[SOLVED] Error when adding QDevice to existing cluster

framf

New Member
May 8, 2024
2
0
1
Hi everyone,

I'm currently facing a problem when adding a QDevice to a 2-node cluster.

Current cluster: 2x Proxmox VE 8.2.2
QDevice: 1x Proxmox Backup-Server 3.2-2

- I can remote from both nodes into PBS as root
- corosync-qdevice is installed on both nodes
- corosync-qnetd and corosync-qdevice is installed on PBS

when I try to add the QDevice to my cluster i get the following error:

Code:
root@proxmox-n1:~# pvecm qdevice setup 10.0.0.3
user config - ignore invalid acl token 'user1@pve!migrate'
/bin/ssh-copy-id: INFO: Source of key(s) to be installed: "/root/.ssh/id_rsa.pub"
/bin/ssh-copy-id: INFO: attempting to log in with the new key(s), to filter out any that are already installed


/bin/ssh-copy-id: WARNING: All keys were skipped because they already exist on the remote system.
                (if you think this is a mistake, you may want to use -f option)
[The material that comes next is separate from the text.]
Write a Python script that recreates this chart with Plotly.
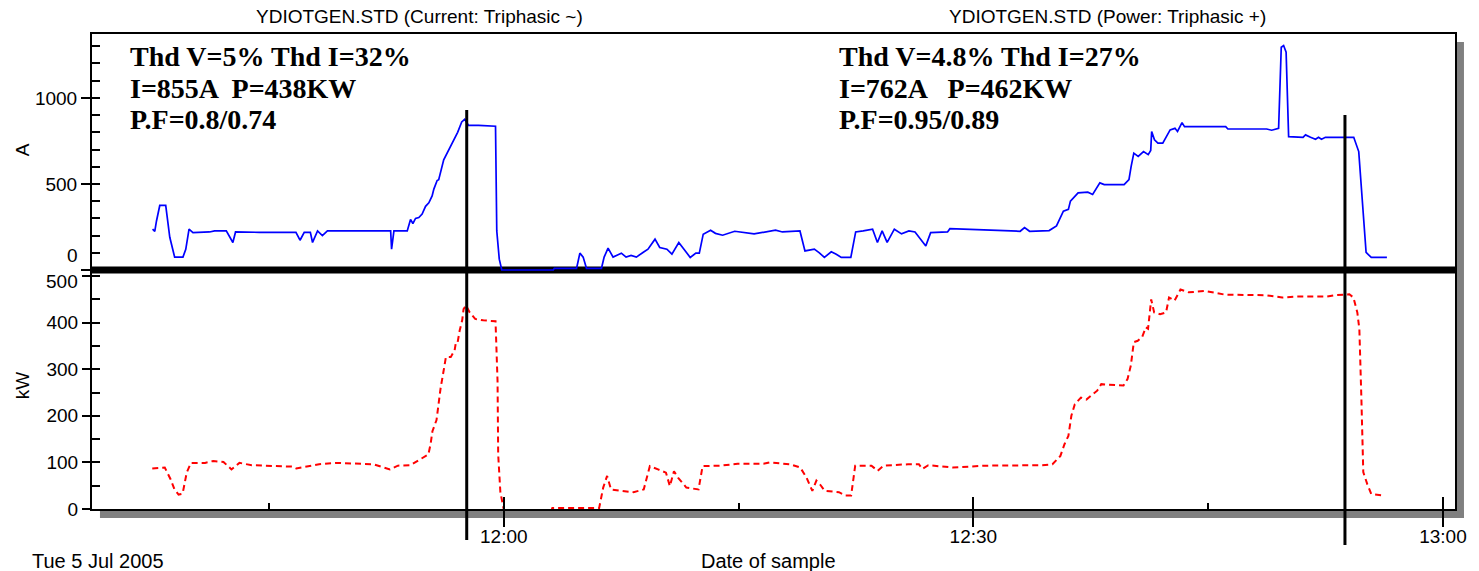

INFO: initializing qnetd server
Certificate database (/etc/corosync/qnetd/nssdb) already exists. Delete it to initialize new db


INFO: copying CA cert and initializing on all nodes
Host key verification failed.
Host key verification failed.


INFO: generating cert request
Certificate database doesn't exists. Use /sbin/corosync-qdevice-net-certutil -i to create it
command 'corosync-qdevice-net-certutil -r -n proxmox1' failed: exit code 1

I discovered that the corosync-qdevice.service isn't properly running on both nodes.

Code:
root@proxmox-n1:~# systemctl status corosync-qdevice.service
× corosync-qdevice.service - Corosync Qdevice daemon
     Loaded: loaded (/lib/systemd/system/corosync-qdevice.service; disabled; preset: enabled)
     Active: failed (Result: exit-code) since Mon 2024-05-27 11:47:02 CEST; 1h 10min ago
       Docs: man:corosync-qdevice
   Main PID: 74240 (code=exited, status=1/FAILURE)
        CPU: 8ms

May 27 11:47:02 proxmox-n1 systemd[1]: corosync-qdevice.service: Scheduled restart job, restart counter is at 5.
May 27 11:47:02 proxmox-n1 systemd[1]: Stopped corosync-qdevice.service - Corosync Qdevice daemon.
May 27 11:47:02 proxmox-n1 systemd[1]: corosync-qdevice.service: Start request repeated too quickly.
May 27 11:47:02 proxmox-n1 systemd[1]: corosync-qdevice.service: Failed with result 'exit-code'.
May 27 11:47:02 proxmox-n1 systemd[1]: Failed to start corosync-qdevice.service - Corosync Qdevice daemon.

When I try to run corosync-qdevice manually, I get this error:

Code:
root@proxmox-n1:~# /usr/sbin/corosync-qdevice -f -d
May 27 12:57:19 debug   Initializing votequorum
May 27 12:57:19 debug   Initializing local socket
May 27 12:57:19 debug   Registering qdevice models
May 27 12:57:19 debug   Configuring qdevice
May 27 12:57:19 error   Can't read quorum.device.model cmap key.

I already tried purging and reinstalling the packages on both nodes and the PBS. I also rebooted every device just to make sure.
On my PBS corosync-qnetd is running and corosync-qdevice.service is inactive.

Maybe some of you have already encountered this problem and can help me fix this issue.

Greetings!